|Storm on the Sea of Galilee by Rembrandt|
"Hush, be still."
When the storms rage and threaten, I am like the disciples. I am prone to panic, even though Jesus is right there with me. It's so easy to forget that Jesus is the maker of the earth, the seas, AND the weather. He can stir up a storm or quiet it down just as easily. When my eyes are on the difficulty instead of my Savior, fear grips my heart. "What will I do? What if...? Oh no!" I am sure that God wants us to cry out to him when we're in trouble, because He promises in the Psalms that he "inclines His ear to us and hears our cries". "He will call on Me, and I will answer him; I will be with him in trouble; I will rescue him and honor him." Psalm 91:15 But how would I have woken Jesus up in the boat that day? From a heart of panic, or a heart of trust?
"Why are you afraid? How is it that you have no faith?"

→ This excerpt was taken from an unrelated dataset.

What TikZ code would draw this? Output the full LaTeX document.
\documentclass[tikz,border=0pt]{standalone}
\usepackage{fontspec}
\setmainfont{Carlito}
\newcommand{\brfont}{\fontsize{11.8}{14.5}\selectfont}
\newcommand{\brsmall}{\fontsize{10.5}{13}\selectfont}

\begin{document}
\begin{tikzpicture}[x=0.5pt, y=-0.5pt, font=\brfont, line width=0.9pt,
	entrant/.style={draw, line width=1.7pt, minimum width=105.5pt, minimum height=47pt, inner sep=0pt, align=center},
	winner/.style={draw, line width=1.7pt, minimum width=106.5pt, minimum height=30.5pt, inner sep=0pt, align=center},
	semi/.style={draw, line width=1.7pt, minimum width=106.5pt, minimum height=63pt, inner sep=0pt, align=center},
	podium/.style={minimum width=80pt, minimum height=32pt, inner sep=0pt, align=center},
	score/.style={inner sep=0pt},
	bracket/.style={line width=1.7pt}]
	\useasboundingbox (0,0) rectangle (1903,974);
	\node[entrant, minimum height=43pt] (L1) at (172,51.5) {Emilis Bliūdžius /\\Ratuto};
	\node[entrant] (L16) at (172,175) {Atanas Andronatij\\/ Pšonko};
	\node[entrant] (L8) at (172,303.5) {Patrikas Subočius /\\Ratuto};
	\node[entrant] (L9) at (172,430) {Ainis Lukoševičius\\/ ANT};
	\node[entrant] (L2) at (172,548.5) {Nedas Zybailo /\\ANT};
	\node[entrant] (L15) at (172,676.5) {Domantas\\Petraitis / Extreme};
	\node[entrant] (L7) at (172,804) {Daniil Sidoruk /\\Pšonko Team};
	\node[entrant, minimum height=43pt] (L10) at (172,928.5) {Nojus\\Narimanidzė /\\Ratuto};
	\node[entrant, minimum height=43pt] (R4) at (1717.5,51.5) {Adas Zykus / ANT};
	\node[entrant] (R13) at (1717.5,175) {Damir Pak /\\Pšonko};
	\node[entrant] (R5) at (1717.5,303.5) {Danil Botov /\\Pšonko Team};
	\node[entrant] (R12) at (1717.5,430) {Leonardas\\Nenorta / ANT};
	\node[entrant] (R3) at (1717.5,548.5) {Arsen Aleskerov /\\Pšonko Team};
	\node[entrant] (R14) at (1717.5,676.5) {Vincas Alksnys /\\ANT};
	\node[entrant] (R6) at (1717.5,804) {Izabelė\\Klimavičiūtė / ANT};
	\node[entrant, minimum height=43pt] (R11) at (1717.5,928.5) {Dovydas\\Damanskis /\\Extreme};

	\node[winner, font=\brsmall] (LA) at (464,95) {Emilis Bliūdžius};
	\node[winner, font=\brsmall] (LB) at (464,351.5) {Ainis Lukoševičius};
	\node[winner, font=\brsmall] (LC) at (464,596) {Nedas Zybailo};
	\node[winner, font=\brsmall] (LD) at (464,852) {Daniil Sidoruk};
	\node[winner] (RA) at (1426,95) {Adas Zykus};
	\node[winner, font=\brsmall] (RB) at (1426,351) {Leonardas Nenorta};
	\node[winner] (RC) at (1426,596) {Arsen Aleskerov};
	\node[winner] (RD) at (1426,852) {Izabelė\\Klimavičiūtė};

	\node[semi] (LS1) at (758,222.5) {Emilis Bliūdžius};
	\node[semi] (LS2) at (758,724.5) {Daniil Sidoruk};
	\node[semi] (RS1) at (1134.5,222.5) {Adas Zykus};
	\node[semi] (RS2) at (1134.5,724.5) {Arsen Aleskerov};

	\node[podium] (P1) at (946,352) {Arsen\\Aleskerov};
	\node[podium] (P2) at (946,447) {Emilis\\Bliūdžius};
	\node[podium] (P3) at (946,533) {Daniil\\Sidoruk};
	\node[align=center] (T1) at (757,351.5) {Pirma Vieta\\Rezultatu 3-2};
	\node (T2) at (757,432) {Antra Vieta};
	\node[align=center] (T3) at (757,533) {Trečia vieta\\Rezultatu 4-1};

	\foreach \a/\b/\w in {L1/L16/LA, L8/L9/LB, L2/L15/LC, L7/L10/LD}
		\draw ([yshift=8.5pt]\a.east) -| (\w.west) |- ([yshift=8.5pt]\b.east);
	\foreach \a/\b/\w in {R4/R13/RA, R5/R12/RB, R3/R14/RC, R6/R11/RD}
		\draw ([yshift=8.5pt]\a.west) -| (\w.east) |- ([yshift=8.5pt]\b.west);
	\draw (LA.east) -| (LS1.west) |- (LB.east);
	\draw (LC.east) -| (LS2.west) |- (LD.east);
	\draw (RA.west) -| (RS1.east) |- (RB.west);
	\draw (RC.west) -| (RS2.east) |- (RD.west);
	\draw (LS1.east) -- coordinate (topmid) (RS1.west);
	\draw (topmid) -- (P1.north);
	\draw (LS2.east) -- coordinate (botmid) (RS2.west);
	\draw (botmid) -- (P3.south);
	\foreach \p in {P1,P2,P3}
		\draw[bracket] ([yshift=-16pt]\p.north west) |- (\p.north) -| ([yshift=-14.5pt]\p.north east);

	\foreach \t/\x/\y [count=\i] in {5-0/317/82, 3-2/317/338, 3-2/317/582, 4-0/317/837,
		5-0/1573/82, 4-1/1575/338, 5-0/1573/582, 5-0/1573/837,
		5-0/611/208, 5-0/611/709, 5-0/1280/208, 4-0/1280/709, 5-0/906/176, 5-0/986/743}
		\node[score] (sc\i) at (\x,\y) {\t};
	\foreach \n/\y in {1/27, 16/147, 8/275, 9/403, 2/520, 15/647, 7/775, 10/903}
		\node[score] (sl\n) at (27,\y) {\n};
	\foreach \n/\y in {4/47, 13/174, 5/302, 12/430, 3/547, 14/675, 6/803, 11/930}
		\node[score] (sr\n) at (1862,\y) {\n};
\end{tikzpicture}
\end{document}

Years ago, when our little daughter feared an approaching hail storm in the desert, Gary said "Don't be afraid." He knew that we were in a safe place, and the storm was not big enough to hurt us. More than once, when a splinter had to be removed from little hands, I said "Don't be afraid, it's alright." I knew that an infection could develop if left alone. We comfort our children with these words because we see the bigger picture.
How am I able to obey this command? If someone says "Don't be afraid." I want to know if that person can be trusted. Do they know what they are talking about? Do they understand? Do they know the big picture? Are they in a position to control the outcome? Do they have my best interest in mind? In other words, who's saying it? If I'm laying on the gurney waiting for cancer surgery, (which I was, 9 years ago) it might be a kind gesture, if the linen delivery girl says "Don't be afraid", But when my surgeon says it, THEN I am comforted. I trust her abilities. Why? I have learned of her experience, her "track record", her knowledge of my illness. She is calm, not nervous like me. She has done this before, many times.

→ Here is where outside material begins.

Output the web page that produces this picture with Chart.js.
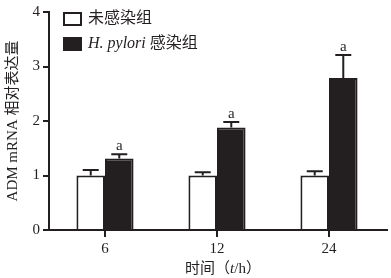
<!DOCTYPE html>
<html>
<head>
<meta charset="utf-8">
<script src="https://cdn.jsdelivr.net/npm/chart.js@4"></script>
<style>
body{margin:0;background:#fff}
#wrap{width:391px;height:278px}
</style>
</head>
<body>
<div id="wrap"><canvas id="grafico"></canvas></div>
<script>
// datos
const horas = ['6', '12', '24'];
const grupos = ['未感染组', 'H. pylori 感染组'];
const sinInfeccion = [1.0, 1.0, 1.0];
const conInfeccion = [1.31, 1.88, 2.79];
const errSin = [0.10, 0.06, 0.08];
const errCon = [0.08, 0.10, 0.42];
const marcas = ['a', 'a', 'a']; // solo en el grupo infectado
const ticksY = [0, 1, 2, 3, 4];
const tituloY = 'ADM mRNA 相对表达量';

const oscuro = '#231f20';
const serif = "'Liberation Serif','Noto Sans CJK SC',serif";

// barras de error, letras, leyenda y título del eje x
const extras = {
    id: 'extras',
    afterDatasetsDraw(chart) {
        const ctx = chart.ctx;
        const y = chart.scales.y;
        const errs = [errSin, errCon];
        chart.data.datasets.forEach((ds, i) => {
            chart.getDatasetMeta(i).data.forEach((bar, j) => {
                const top = y.getPixelForValue(ds.data[j] + errs[i][j]);
                ctx.save();
                ctx.strokeStyle = oscuro;
                ctx.lineWidth = 2;
                ctx.beginPath();
                ctx.moveTo(bar.x, bar.y);
                ctx.lineTo(bar.x, top);
                ctx.moveTo(bar.x - 8, top);
                ctx.lineTo(bar.x + 8, top);
                ctx.stroke();
                if (i === 1) {
                    ctx.fillStyle = oscuro;
                    ctx.font = '15px ' + serif;
                    ctx.textAlign = 'center';
                    ctx.textBaseline = 'alphabetic';
                    ctx.fillText(marcas[j], bar.x, top - 4);
                }
                ctx.restore();
            });
        });
    },
    afterDraw(chart) {
        const ctx = chart.ctx;
        const area = chart.chartArea;
        ctx.save();
        // el eje x sobresale un poco
        ctx.strokeStyle = oscuro;
        ctx.lineWidth = 2;
        ctx.beginPath();
        ctx.moveTo(area.right - 1, area.bottom);
        ctx.lineTo(area.right + 3, area.bottom);
        ctx.stroke();

        // leyenda
        ctx.strokeRect(64, 13, 17, 12);
        ctx.fillStyle = oscuro;
        ctx.fillRect(63, 37, 19, 14);
        ctx.textBaseline = 'middle';
        ctx.textAlign = 'left';
        ctx.font = '16px ' + serif;
        ctx.fillText(grupos[0], 88, 19);
        const partes = grupos[1].split(' 感');
        ctx.font = 'italic 16px ' + serif;
        ctx.fillText(partes[0] + ' ', 88, 44);
        const w = ctx.measureText(partes[0] + ' ').width;
        ctx.font = '16px ' + serif;
        ctx.fillText('感' + partes[1], 88 + w, 44);

        // título del eje x: 时间（t/h）
        const trozos = [['时间（', ''], ['t', 'italic '], ['/h）', '']];
        let total = 0;
        trozos.forEach(t => { ctx.font = t[1] + '15px ' + serif; total += ctx.measureText(t[0]).width; });
        let x = 223 - total / 2;
        trozos.forEach(t => {
            ctx.font = t[1] + '15px ' + serif;
            ctx.fillText(t[0], x, 269);
            x += ctx.measureText(t[0]).width;
        });
        ctx.restore();
    }
};

const ctx = document.getElementById('grafico').getContext('2d');
const grafico = new Chart(ctx, {
    type: 'bar',
    data: {
        labels: horas,
        datasets: [{
            label: grupos[0],
            data: sinInfeccion,
            backgroundColor: '#ffffff',
            borderColor: oscuro,
            borderWidth: 2
        }, {
            label: grupos[1],
            data: conInfeccion,
            backgroundColor: oscuro,
            borderColor: oscuro,
            borderWidth: 2
        }]
    },
    options: {
        responsive: true,
        maintainAspectRatio: false,
        animation: false,
        layout: { padding: { top: 10, right: 6, left: 0, bottom: 0 } },
        datasets: { bar: { categoryPercentage: 0.51, barPercentage: 1.0 } },
        plugins: { legend: { display: false }, tooltip: { enabled: false } },
        scales: {
            x: {
                afterFit: s => { s.height = 48; },
                grid: { offset: false, drawOnChartArea: false, drawTicks: true, tickLength: 7, color: oscuro, lineWidth: 2 },
                border: { display: true, color: oscuro, width: 2 },
                ticks: { color: oscuro, padding: 3, font: { family: serif, size: 15 } }
            },
            y: {
                min: 0,
                max: 4,
                afterFit: s => { s.width = 49; },
                afterBuildTicks: s => { s.ticks = ticksY.map(v => ({ value: v })); },
                grid: { drawOnChartArea: false, drawTicks: true, tickLength: 6, color: oscuro, lineWidth: 2 },
                border: { display: true, color: oscuro, width: 2 },
                ticks: { color: oscuro, padding: 3, font: { family: serif, size: 15 } },
                title: { display: true, text: tituloY, color: oscuro, padding: { top: 4, bottom: 0 }, font: { family: serif, size: 15 } }
            }
        }
    },
    plugins: [extras]
});
</script>
</body>
</html>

Jesus doesn't want us to be scared. He want to soothe and comfort us. He loves us with tenderness. He experienced all the things humans do. That's why he was asleep in the boat after an extremely busy day ministering to so many. He understands us because he lived a human life. Yet, he calls us to exercise our faith. I love what J.C.Ryle said...

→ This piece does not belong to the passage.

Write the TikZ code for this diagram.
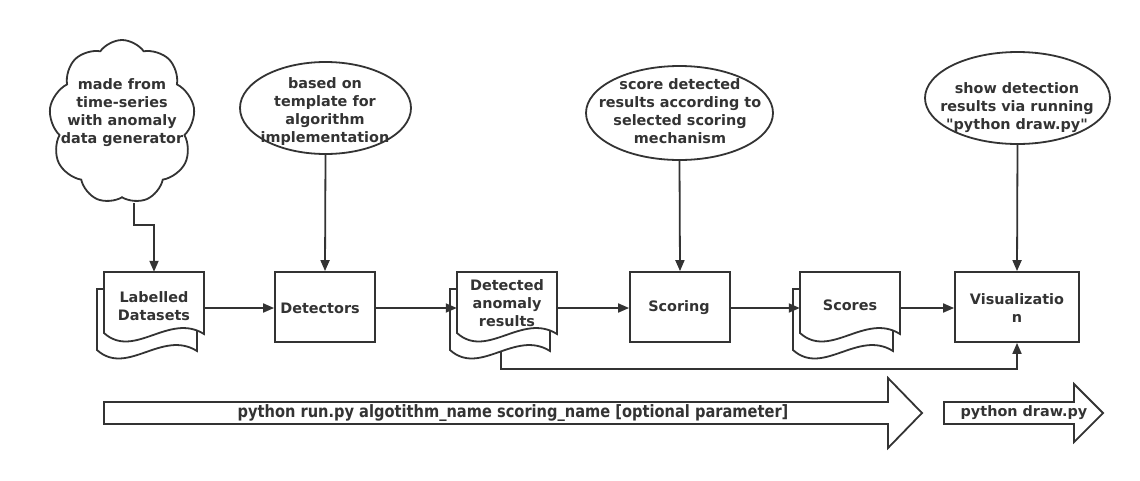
\documentclass[tikz,border=0pt]{standalone}
\usepackage{fontspec}
\setmainfont{DejaVu Sans}[Ligatures=TeXOff]
\newfontfamily\condfont[FakeStretch=0.86]{DejaVu Sans}
\usetikzlibrary{shapes.geometric,shapes.symbols,arrows.meta,calc}
\definecolor{ink}{HTML}{333333}
\newcommand{\docshape}[2]{%
  % back copy
  \filldraw[line, fill=white] (#1-7,#2+17) -- (#1+93,#2+17) -- (#1+93,#2+79)
     .. controls (#1+58,#2+57) and (#1+23,#2+105) .. (#1-7,#2+78) -- cycle;
  % front copy
  \filldraw[line, fill=white] (#1,#2) -- (#1+100,#2) -- (#1+100,#2+62)
     .. controls (#1+65,#2+40) and (#1+30,#2+88) .. (#1,#2+61) -- cycle;
}
\begin{document}
\begin{tikzpicture}[x=1pt,y=-1pt,
  every node/.style={font=\fontsize{14.4}{18}\selectfont\bfseries, text=ink, align=center},
  line/.style={draw=ink, line width=1.8pt, line join=miter},
  arr/.style={line, -{Triangle[length=11pt,width=9pt]}},
  box/.style={line, rectangle, minimum width=100pt, minimum height=70pt, inner sep=0pt, fill=white},
  ell/.style={line, ellipse, inner sep=0pt, fill=white},
  anchorbox/.style={rectangle, minimum width=100pt, minimum height=70pt, inner sep=0pt},
  lbl/.style={inner sep=0pt}]
\useasboundingbox (0,0) rectangle (1140,480);

% cloud
\node[line, cloud, cloud puffs=9, cloud puff arc=110, aspect=0.95, minimum width=146pt, minimum height=164pt, inner sep=0pt, fill=white] (cloud) at (122,122) {};
\node[lbl] (cloudtxt) at (122,113) {made from\\time-series\\with anomaly\\data generator};

% ellipses
\node[ell, minimum width=171pt, minimum height=92pt] (e1) at (325.5,108) {};
\node[lbl] (e1t) at (325,112) {based on\\template for\\algorithm\\implementation};
\node[ell, minimum width=187pt, minimum height=94pt] (e2) at (679.5,113) {};
\node[lbl] (e2t) at (680,111) {score detected\\results according to\\selected scoring\\mechanism};
\node[ell, minimum width=185pt, minimum height=92pt] (e3) at (1017.5,98) {};
\node[lbl] (e3t) at (1017,108) {show detection\\results via running\\"python draw.py"};

% documents
\docshape{104}{272}
\node[anchorbox] (lab) at (154,307) {};
\node[lbl] (labt) at (154,306) {Labelled\\Datasets};
\docshape{457}{272}
\node[anchorbox] (det) at (507,307) {};
\node[lbl] (dett) at (507,303) {Detected\\anomaly\\results};
\docshape{800}{272}
\node[anchorbox] (sco) at (850,307) {};
\node[lbl] (scot) at (850,305) {Scores};

% boxes
\node[box] (dtr) at (325,307) {};
\node[lbl] (dtrt) at (320,308) {Detectors};
\node[box] (scr) at (680,307) {};
\node[lbl] (scrt) at (679,308) {Scoring};
\node[box, minimum width=124pt] (vis) at (1017,307) {};
\node[lbl] (vist) at (1017,308) {Visualizatio\\n};

% connectors
\coordinate (cloudbot) at (134,203);
\draw[arr] (cloudbot) -- (134,225) -| (lab.north);
\draw[arr] (e1.south) -- (dtr.north);
\draw[arr] (e2.south) -- (scr.north);
\draw[arr] (e3.south) -- (vis.north);
\draw[arr] (lab.east |- 0,308) -- (dtr.west |- 0,308);
\draw[arr] (dtr.east |- 0,308) -- (det.west |- 0,308);
\draw[arr] (det.east |- 0,308) -- (scr.west |- 0,308);
\draw[arr] (scr.east |- 0,308) -- (sco.west |- 0,308);
\draw[arr] (sco.east |- 0,308) -- (vis.west |- 0,308);
\coordinate (dback) at (501,352);
\draw[arr] (dback) -- (501,369) -| (vis.south);

% big arrows
\draw[line] (104,402) -- (888,402) -- (888,378) -- (922,413) -- (888,448) -- (888,424) -- (104,424) -- cycle;
\node[lbl, font=\fontsize{17}{19}\condfont\bfseries] (runtxt) at (513,413) {python run.py algotithm\_name scoring\_name [optional parameter]};
\draw[line] (944,402) -- (1074,402) -- (1074,384) -- (1103,413) -- (1074,442) -- (1074,424) -- (944,424) -- cycle;
\node[lbl] (drawtxt) at (1024,413) {python draw.py};
\end{tikzpicture}
\end{document}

"But what if your heart be right with God, and yet you are pressed down with a load of earthly trouble? What if the fear of poverty is tossing you to and fro and seems likely to overwhelm you? What if pain of body be racking you to distraction day after day? What if you are suddenly laid aside from active usefulness, and compelled by infirmity to sit still and do nothing? What if death has come into your home and taken away your Rachael, or Joseph, or Benjamin and left you alone, crushed to the ground with sorrow? What if all this has happened? Still there is comfort in Christ. He can speak peace to wounded hearts as easily as calm troubled seas. He can rebuke rebellious wills as powerfully as raging winds. He can make storms of sorrow abate and silence tumultuous passions as sure as He stopped the Galilean storm. He can say to the heaviest anxiety, "Peace, be still!" The floods of care and tribulation may be mighty, but Jesus sits upon the waterfloods and is mightier than the waves of the sea. Psalm (93:4) The winds of trouble may howl fiercely round you, but Jesus holds them in His hand and can stay them when He lists. Oh, if any reader of this paper is broken-hearted, and care-worn, and sorrowful, let him go to Jesus Christ and cry to him, and he shall be refreshed. "Come unto Me," He says, "all ye that labour and are heavy laden, and I will give you rest." (Matthew 11:28)
That great storm on the sea of Galilee had a purpose. It taught the men in the boat that Jesus was God. It is teaching me that God is together with me in the difficulties of life. He has the power to shut down the storm. He wants me to trust Him so I won't be afraid, but I can't trust someone I don't know. It's a call to deeper intimacy with my Savior, to take Him at His word, and live with a peaceful heart.